Walking the West Highland Way (Yaw dnal hgih tsew)

The West Highland Way is a 96 mile walking route stretching from Milngavie in Glasgow to Fort William in the Highlands. In August of 2017 I walked this route, in reverse, starting with a bonus ascent of Ben Nevis.

Here’s a pretty complete summary of that week.

Prep

I had Geo Tracker set up with the West Highland Way gpx route loaded up. The official guide book and map, and the Footprint map too.
I bought various new bits of kit for this trip, the most significant being a new rucksack that properly places most of its weight on my hips. With food but empty water bottles my rucksack weighed about 11Kg when I left home.

You can see an almost complete list of my kit at lighterpack here

Day 0.

Drove up and spent the night at a mate’s in Glasgow 👍.

Day 1. 20/8 Fort William to Ben Nevis 15.7km (9.75m)

Left the car and walked to Buchanan Street bus station. The 8:30 to Fort William was running about 30 minutes late and there were quite a few others waiting with rucksacks that I thought might have the same plan as me. Over the 3 hour ride that went via the A82 on the west side of Loch Lomond it dawned on me just how far I’d have to walk to get back. The bus dropped off and picked up other passengers on the way and when it finally reached Fort William, and I didn’t notice anyone else heading for the WHW.

I found the start, actually the end, and set off at 12:20pm

The end of the West Highland Way

As many people end their WHW trips with an ascent of Ben Nevis, I began mine this way. As the first long walk I’d done wearing a backpack in about a year, I was not in good shape to do this. So I went slow, took plenty of breaks, and drank plenty of water. As everyone else on the mountain passed me, I slowly climbed, finally reaching the summit 5 hours after passing the visitor centre.

Me, at the summit of Ben Nevis

I rested alone at the summit as everyone else had already headed back down, so I was surprised to be joined by another person after a few minutes. A runner, possibly part goat, who just reached the summit in 1 hour 12 minutes. He was shortly followed by another two runners, all training for the Ben Nevis Race taking place on the 2nd of September.

I wished them good fortune and set off back down before them. They soon overtook, of course. My leg muscles were hurting on the way up and lowering myself down was hurting too. The sun was low in the sky and I was going far too slowly to reach the base before dark. So I set up camp on the first semi-level green patch on the descent, at about 700m up, around Red Burn. It was pretty much all rock above there.

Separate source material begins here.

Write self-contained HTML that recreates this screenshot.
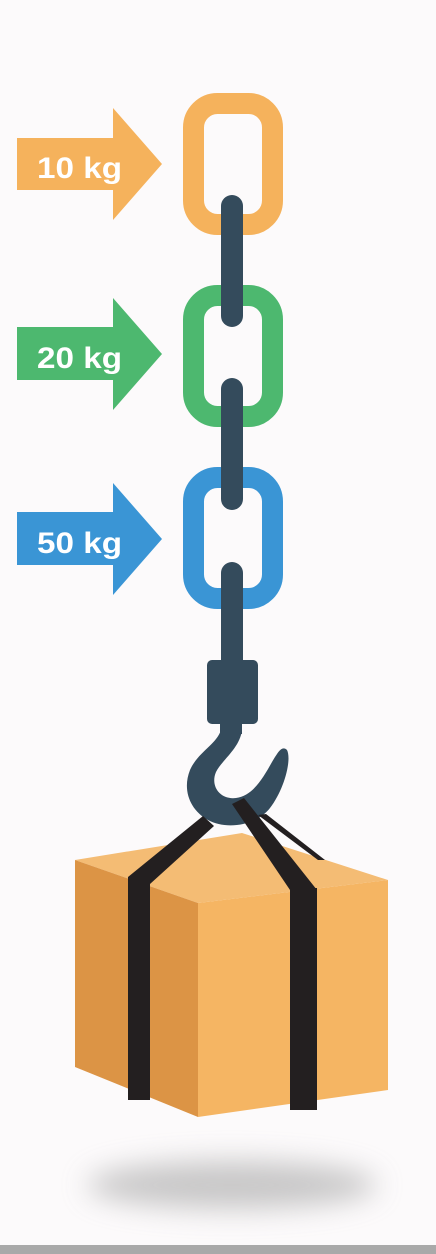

I refilled my water bottles from a stream and heated up one of those boil in the bag Wayfarer meals. I was rather impressed with it. It’s a shame they are 300g each. If they did dried versions where you add your own water then that could be perfect.

I slept ok, though I had to be careful not to accidentally roll down the mountain.

Day 2. 21/8 Ben Nevis to Kinlochleven 25km (15.53m)

Some people get up to climb the UK’s largest mountain, pretty early in the morning. I didn’t set off until 9:01am after making coffee and breaking camp and I’d already seen 10 or so people who had already made it up that high. One woman I remember in particular. She worked at the Ben Nevis visitor centre, but hadn’t been able to climb the mountain in quite some time. Fibromyalgia and the pain it caused her had put an end to her previous attempts. But it was early and she was already at Red Burn. “Today’s the day” she said. I hope it was.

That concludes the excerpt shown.